Your First Crawl
This guide covers creating crawl jobs, understanding crawl options, monitoring progress, and retrieving results.
Check out Sync Crawls for immediate results without creating a background job.
Creating a Crawl
Crawls are created via the REST API using a POST request:
curl -X POST \
-H "Authorization: Bearer sk_your_api_key" \
-H "Content-Type: application/json" \
-d '{
"crawl_job": {
"start_url": "https://docs.example.com",
"mode": "website",
"max_depth": 2,
"result_format": "markdown"
}
}' \
https://your-server/api/v1/crawls Crawl Options
Basic Options
All parameters must be nested under a crawl_job key in the request body.

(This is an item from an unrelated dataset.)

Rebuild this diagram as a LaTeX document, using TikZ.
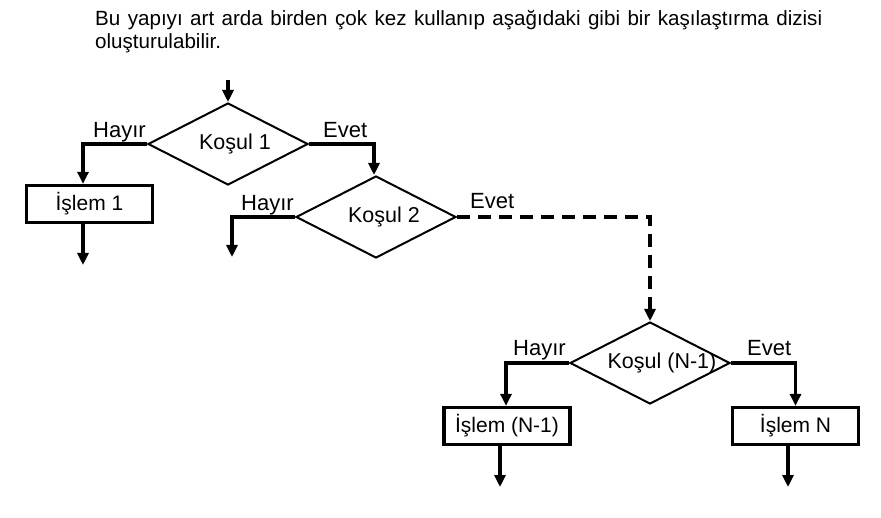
\documentclass[tikz,border=0pt]{standalone}
\usepackage{fontspec}
\setmainfont{Liberation Sans}
\usetikzlibrary{shapes.geometric,arrows.meta}
\tikzset{
  dia/.style={draw,shape=diamond,line width=2pt,minimum width=160pt,minimum height=82pt,inner sep=0pt,aspect=1.95},
  box/.style={draw,rectangle,line width=3.3pt,minimum width=126pt,minimum height=37pt,inner sep=0pt,font=\fontsize{21}{24}\selectfont},
  conn/.style={line width=3.2pt,-{Triangle[width=11pt,length=12pt]}},
  dconn/.style={conn,dash pattern=on 13pt off 8pt},
  lbl/.style={font=\fontsize{22}{24}\selectfont,inner sep=0pt},
  dtext/.style={font=\fontsize{21.5}{24}\selectfont,inner sep=0pt},
  ttl/.style={anchor=base west,inner sep=0pt,font=\fontsize{20.6}{23}\selectfont}
}
\begin{document}
\begin{tikzpicture}[x=1pt,y=-1pt]
\useasboundingbox (0,0) rectangle (881,518);
\node[ttl] (title1) at (95,26)
  {\makebox[727pt][s]{Bu yapıyı art arda birden çok kez kullanıp aşağıdaki gibi bir kaşılaştırma dizisi}};
\node[ttl] (title2) at (95,49) {oluşturulabilir.};
% nodes
\coordinate (s0) at (228,80);
\node[dia] (k1) at (228,144) {};
\node[dtext] at ([xshift=7pt]k1.center) {Koşul 1};
\node[box] (b1) at (89.5,204) {İşlem 1};
\coordinate (e1) at (83,265);
\node[dia] (k2) at (376,217) {};
\node[dtext] at ([xshift=8pt]k2.center) {Koşul 2};
\coordinate (e2) at (232,257);
\node[dia] (kn) at (650,363) {};
\node[dtext] at ([xshift=12pt]kn.center) {Koşul (N-1)};
\node[box] (bn1) at (507,426) {İşlem (N-1)};
\coordinate (e3) at (500,487);
\node[box] (bn) at (795.5,426) {İşlem N};
\coordinate (e4) at (788,487);
% connectors
\draw[conn] (s0) -- (k1.north);
\draw[conn] (k1.west) -| ([xshift=-6.5pt]b1.north);
\draw[conn] ([xshift=-6.5pt]b1.south) -- (e1);
\draw[conn] (k1.east) -| ([xshift=-2pt]k2.north);
\draw[conn] (k2.west) -| (e2);
\draw[dconn] (k2.east) -| (kn.north);
\draw[conn] (kn.west) -| ([xshift=-1pt]bn1.north);
\draw[conn] ([xshift=-7pt]bn1.south) -- (e3);
\draw[conn] (kn.east) -| (bn.north);
\draw[conn] ([xshift=-7.5pt]bn.south) -- (e4);
% labels
\node[lbl,anchor=base east] at ([xshift=-1pt,yshift=6pt]k1.west) {Hayır};
\node[lbl,anchor=base west] at ([xshift=14pt,yshift=6pt]k1.east) {Evet};
\node[lbl,anchor=base east] at ([xshift=-1pt,yshift=6pt]k2.west) {Hayır};
\node[lbl,anchor=base west] at ([xshift=13pt,yshift=8pt]k2.east) {Evet};
\node[lbl,anchor=base east] at ([xshift=-3pt,yshift=7pt]kn.west) {Hayır};
\node[lbl,anchor=base west] at ([xshift=16pt,yshift=7pt]kn.east) {Evet};
\end{tikzpicture}
\end{document}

| Parameter | Required | Description |
|---|---|---|
start_url | Required | The starting URL to crawl |
mode | Required | Crawl mode: website (recursive) or url_list (non-recursive) |
max_depth | Optional | How many levels deep to follow links (default: 3, max: 10) |
max_urls | Optional | Maximum URLs to crawl (default: 100, max: 1000) |
result_format | Optional | Output format: html, text, markdown, or json (default: text) |
Crawl Modes
Mulberry supports two crawl modes:
Website Mode
Starts at a URL and follows links within the same domain
{
"crawl_job": {
"start_url": "https://example.com",
"mode": "website",
"max_depth": 2
}
} URL List Mode
Crawls a specific URL without following links
{
"crawl_job": {
"start_url": "https://example.com/page1",
"mode": "url_list"
}
} Advanced Options
| Parameter | Default | Description |
|---|---|---|
max_workers | 5 | Number of concurrent workers (max: 10) |
emit_page_events | false | Emit webhook events for each page crawled |
delete_on_retrieve | false | Delete results after retrieval |
results_expires_in_days | 7 | Days until results expire (max: 7) |
Filtering Options
Control which pages get crawled using regex patterns:
{
"crawl_job": {
"start_url": "https://docs.example.com",
"mode": "website",
"include_patterns": ["^/docs/", "^/api/"],
"exclude_patterns": ["/legacy/", "/deprecated/"]
}
} | Parameter | Description |
|---|---|
include_patterns | Only crawl URLs matching these patterns |
exclude_patterns | Skip URLs matching these patterns |
Monitoring Progress
Check crawl status by fetching the crawl details:
curl -H "Authorization: Bearer sk_your_api_key" \
https://your-server/api/v1/crawls/crawl_abc123 Response includes current status and progress:
{
"data": {
"id": "crawl_abc123",
"url": "https://docs.example.com",
"status": "running",
"pages_crawled": 47,
"pages_total": 120,
"started_at": "2024-01-15T10:30:00Z"
}
} Crawl Statuses
Retrieving Results
Once a crawl completes, retrieve the results:
curl -H "Authorization: Bearer sk_your_api_key" \
https://your-server/api/v1/crawls/crawl_abc123/results This returns all crawled pages with their content. The content field is formatted according to the result_format specified when creating the crawl (html, text, markdown, or json).
{
"data": [
{
"url": "https://docs.example.com/",
"title": "Documentation Home",
"content": "# Welcome to our docs...",
"status_code": 200,
"crawled_at": "2024-01-15T10:30:15Z"
},
{
"url": "https://docs.example.com/getting-started",
"title": "Getting Started",
"content": "# Getting Started\n\nThis guide...",
"status_code": 200,
"crawled_at": "2024-01-15T10:30:18Z"
}
],
"meta": {
"total": 120,
"page": 1,
"per_page": 20
}
} Pagination
Results are paginated. Use page and per_page parameters:
curl -H "Authorization: Bearer sk_your_api_key" \
"https://your-server/api/v1/crawls/crawl_abc123/results?page=2&per_page=50" Data Retention
Crawl results are retained for a configurable period. Use the results_expires_in_days parameter when creating a crawl to set retention (default: 7 days, max: 7 days). After expiration, the crawl record remains but page content is deleted.